Так как все львовское оуновское дело было основано на неопровержимых, но все же не полных документах «архива Сенника», то половина подсудимых полностью отказывались от того, что занимались запрещенной деятельностью, а вторая половина объявляли себя членами ОУН и подтверждали это своими выступлениями о идейно-пропагандистских принципах своей организации, постоянно тыкая польские власти носом в их преступления против украинцев, за которые никто не нес никакой ответственности.
Все подсудимые объявили себя гражданами Украины, а Степан Бандера добавил, польское юридическое господство над Галичиной и Волынью временное. На обвинение ОУН в терроризме и в том, что она губит дружбу польского и украинского народа, Бандера резко ответил на всю Украину и Польшу:
«Цель политики польского правительства – не сближение двух народов, а государственная и национальная ассимиляция украинцев».

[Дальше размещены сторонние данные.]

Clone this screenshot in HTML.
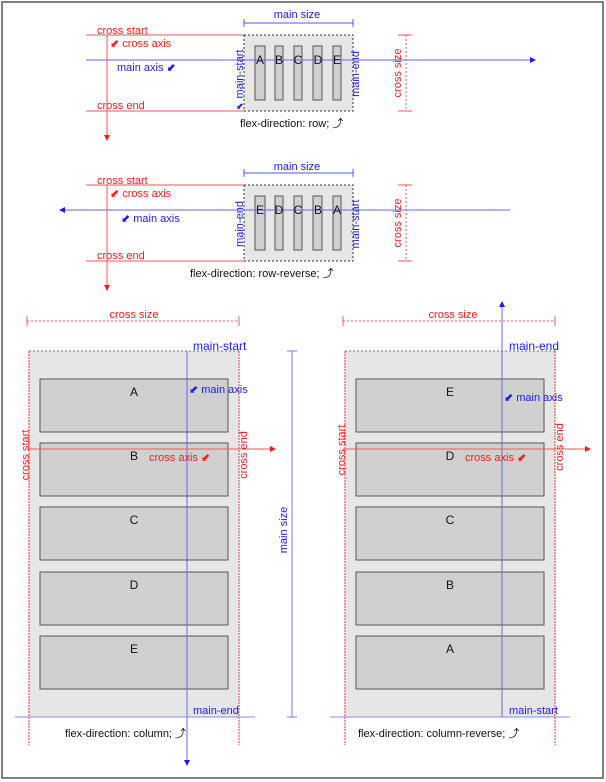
<!DOCTYPE html>
<html><head><meta charset="utf-8"><style>
html,body{margin:0;padding:0;background:#fff;}
svg{display:block;font-family:"Liberation Sans",sans-serif;font-size:11px;}
.r{fill:#ff1a1a}.b{fill:#1a1aff}.k{fill:#111}
</style></head><body>
<svg width="606" height="782" viewBox="0 0 606 782" xmlns="http://www.w3.org/2000/svg">
<defs>
<marker id="ab" markerWidth="6" markerHeight="6" refX="5" refY="3" orient="auto" markerUnits="userSpaceOnUse"><path d="M0,0L6,3L0,6z" fill="#1a1aff"/></marker>
<marker id="ar" markerWidth="6" markerHeight="6" refX="5" refY="3" orient="auto" markerUnits="userSpaceOnUse"><path d="M0,0L6,3L0,6z" fill="#ff1a1a"/></marker>
</defs>
<rect x="2" y="2" width="601" height="776" fill="none" stroke="#555" stroke-width="1.5"/>

<!-- ROW -->
<text x="297" y="18" class="b" text-anchor="middle">main size</text>
<path d="M244,23H353M244,19V27M353,19V27" stroke="#55f" fill="none"/>
<rect x="244" y="35" width="109" height="76" fill="#e6e6e6" stroke="#333" stroke-dasharray="2,2"/>
<path d="M86,35H244M86,111H244" stroke="#f55"/>
<line x1="107" y1="35" x2="107" y2="140" stroke="#f55" marker-end="url(#ar)"/>
<g fill="#d0d0d0" stroke="#555">
<rect x="255" y="46" width="10" height="54"/><rect x="275" y="46" width="8" height="54"/><rect x="294" y="46" width="8" height="54"/><rect x="313" y="46" width="9" height="54"/><rect x="333" y="46" width="8" height="54"/></g>
<line x1="86" y1="60" x2="535" y2="60" stroke="#66f" marker-end="url(#ab)"/>
<g class="k" font-size="12" text-anchor="middle"><text x="260" y="64">A</text><text x="279" y="64">B</text><text x="298" y="64">C</text><text x="318" y="64">D</text><text x="337" y="64">E</text></g>
<text x="97" y="34" class="r">cross start</text>
<text x="110" y="47" class="r">⬋ cross axis</text>
<text x="117" y="71" class="b">main axis ⬋</text>
<text x="97" y="109" class="r">cross end</text>
<text class="b" transform="translate(243,74) rotate(-90)" text-anchor="middle">main-start</text>
<text x="236" y="109" class="b" font-size="9">⬋</text>
<text class="b" transform="translate(359,74) rotate(-90)" text-anchor="middle">main-end</text>
<path d="M398,35H412M398,111H412" stroke="#f55"/>
<line x1="406" y1="35" x2="406" y2="111" stroke="#f55" stroke-dasharray="2,2"/>
<text class="r" transform="translate(401,73) rotate(-90)" text-anchor="middle">cross size</text>
<text x="240" y="127" class="k">flex-direction: row; ⤴</text>

<!-- ROW-REVERSE -->
<text x="297" y="170" class="b" text-anchor="middle">main size</text>
<path d="M244,173H353M244,169V177M353,169V177" stroke="#55f" fill="none"/>
<rect x="244" y="185" width="109" height="76" fill="#e6e6e6" stroke="#333" stroke-dasharray="2,2"/>
<path d="M86,185H244M86,261H244" stroke="#f55"/>
<line x1="107" y1="185" x2="107" y2="290" stroke="#f55" marker-end="url(#ar)"/>
<g fill="#d0d0d0" stroke="#555">
<rect x="255" y="196" width="10" height="54"/><rect x="275" y="196" width="8" height="54"/><rect x="294" y="196" width="8" height="54"/><rect x="313" y="196" width="9" height="54"/><rect x="333" y="196" width="8" height="54"/></g>
<line x1="510" y1="210" x2="60" y2="210" stroke="#66f" marker-end="url(#ab)"/>
<g class="k" font-size="12" text-anchor="middle"><text x="260" y="214">E</text><text x="279" y="214">D</text><text x="298" y="214">C</text><text x="318" y="214">B</text><text x="337" y="214">A</text></g>
<text x="97" y="184" class="r">cross start</text>
<text x="110" y="197" class="r">⬋ cross axis</text>
<text x="121" y="222" class="b">⬋ main axis</text>
<text x="97" y="259" class="r">cross end</text>
<text class="b" transform="translate(243,224) rotate(-90)" text-anchor="middle">main-end</text>
<text class="b" transform="translate(359,224) rotate(-90)" text-anchor="middle">main-start</text>
<path d="M398,185H412M398,261H412" stroke="#f55"/>
<line x1="406" y1="185" x2="406" y2="261" stroke="#f55" stroke-dasharray="2,2"/>
<text class="r" transform="translate(401,223) rotate(-90)" text-anchor="middle">cross size</text>
<text x="190" y="277" class="k">flex-direction: row-reverse; ⤴</text>

<!-- COLUMN -->
<text x="134" y="318" class="r" text-anchor="middle">cross size</text>
<path d="M27,316V326M239,316V326" stroke="#f55"/>
<line x1="27" y1="321" x2="239" y2="321" stroke="#f55" stroke-dasharray="2,2"/>
<rect x="29" y="351" width="210" height="366" fill="#e6e6e6"/>
<path d="M29,351H239M29,717H239" stroke="#333" stroke-dasharray="2,2"/>
<line x1="29" y1="351" x2="239" y2="351" stroke="#66f" stroke-dasharray="2,2"/>
<path d="M29,351V745M239,351V745" stroke="#f33" stroke-dasharray="2,1"/>
<g fill="#d0d0d0" stroke="#555">
<rect x="40" y="379" width="188" height="53"/><rect x="40" y="443" width="188" height="53"/><rect x="40" y="507" width="188" height="53"/><rect x="40" y="572" width="188" height="53"/><rect x="40" y="636" width="188" height="53"/></g>
<g class="k" font-size="12" text-anchor="middle"><text x="134" y="396">A</text><text x="134" y="460">B</text><text x="134" y="524">C</text><text x="134" y="589">D</text><text x="134" y="653">E</text></g>
<line x1="187" y1="351" x2="187" y2="765" stroke="#66f" marker-end="url(#ab)"/>
<line x1="15" y1="717" x2="255" y2="717" stroke="#88f"/>
<line x1="27" y1="449" x2="275" y2="449" stroke="#f55" marker-end="url(#ar)"/>
<text x="193" y="350" class="b" font-size="12">main-start</text>
<text x="189" y="393" class="b">⬋ main axis</text>
<text x="149" y="461" class="r">cross axis ⬋</text>
<text class="r" transform="translate(29,455) rotate(-90)" text-anchor="middle">cross start</text>
<text class="r" transform="translate(247,455) rotate(-90)" text-anchor="middle">cross end</text>
<text x="193" y="714" class="b">main-end</text>
<path d="M292,351V717M287,351H297M287,717H297" stroke="#77f" fill="none"/>
<text class="b" transform="translate(287,530) rotate(-90)" text-anchor="middle">main size</text>
<text x="65" y="737" class="k">flex-direction: column; ⤴</text>

<!-- COLUMN-REVERSE -->
<text x="453" y="318" class="r" text-anchor="middle">cross size</text>
<path d="M343,316V326M555,316V326" stroke="#f55"/>
<line x1="343" y1="321" x2="555" y2="321" stroke="#f55" stroke-dasharray="2,2"/>
<rect x="345" y="351" width="210" height="366" fill="#e6e6e6"/>
<path d="M345,717H555" stroke="#333" stroke-dasharray="2,2"/>
<line x1="345" y1="351" x2="555" y2="351" stroke="#66f" stroke-dasharray="2,2"/>
<path d="M345,351V745M555,351V745" stroke="#f33" stroke-dasharray="2,1"/>
<g fill="#d0d0d0" stroke="#555">
<rect x="356" y="379" width="188" height="53"/><rect x="356" y="443" width="188" height="53"/><rect x="356" y="507" width="188" height="53"/><rect x="356" y="572" width="188" height="53"/><rect x="356" y="636" width="188" height="53"/></g>
<g class="k" font-size="12" text-anchor="middle"><text x="450" y="396">E</text><text x="450" y="460">D</text><text x="450" y="524">C</text><text x="450" y="589">B</text><text x="450" y="653">A</text></g>
<line x1="502" y1="717" x2="502" y2="302" stroke="#66f" marker-end="url(#ab)"/>
<line x1="330" y1="717" x2="570" y2="717" stroke="#88f"/>
<line x1="343" y1="449" x2="590" y2="449" stroke="#f55" marker-end="url(#ar)"/>
<text x="509" y="350" class="b" font-size="12">main-end</text>
<text x="504" y="401" class="b">⬋ main axis</text>
<text x="465" y="461" class="r">cross axis ⬋</text>
<text class="r" transform="translate(345,450) rotate(-90)" text-anchor="middle">cross start</text>
<text class="r" transform="translate(563,447) rotate(-90)" text-anchor="middle">cross end</text>
<text x="509" y="714" class="b">main-start</text>
<text x="358" y="737" class="k">flex-direction: column-reverse; ⤴</text>
</svg>
</body></html>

Польские газеты, по своему пересказывавшие львовский процесс ОУН, начали писать о том, что проводники края посылают на смерть несовершеннолетних юнцов, а сами прячутся за их спины. 5 июня Степан Бандера заявил, что именно он отдавал боевикам приказ выполнить приговор революционного трибунала – смерть за антиукраинскую деятельность – Майлову, Бабию и Бачинскому. Когда он заговорил о мотивах этих политических убийств, судья десять раз лишал его слова, затем приказал вывести из зала суда, а прокурор забился в истерике перед все понимавшими журналистами.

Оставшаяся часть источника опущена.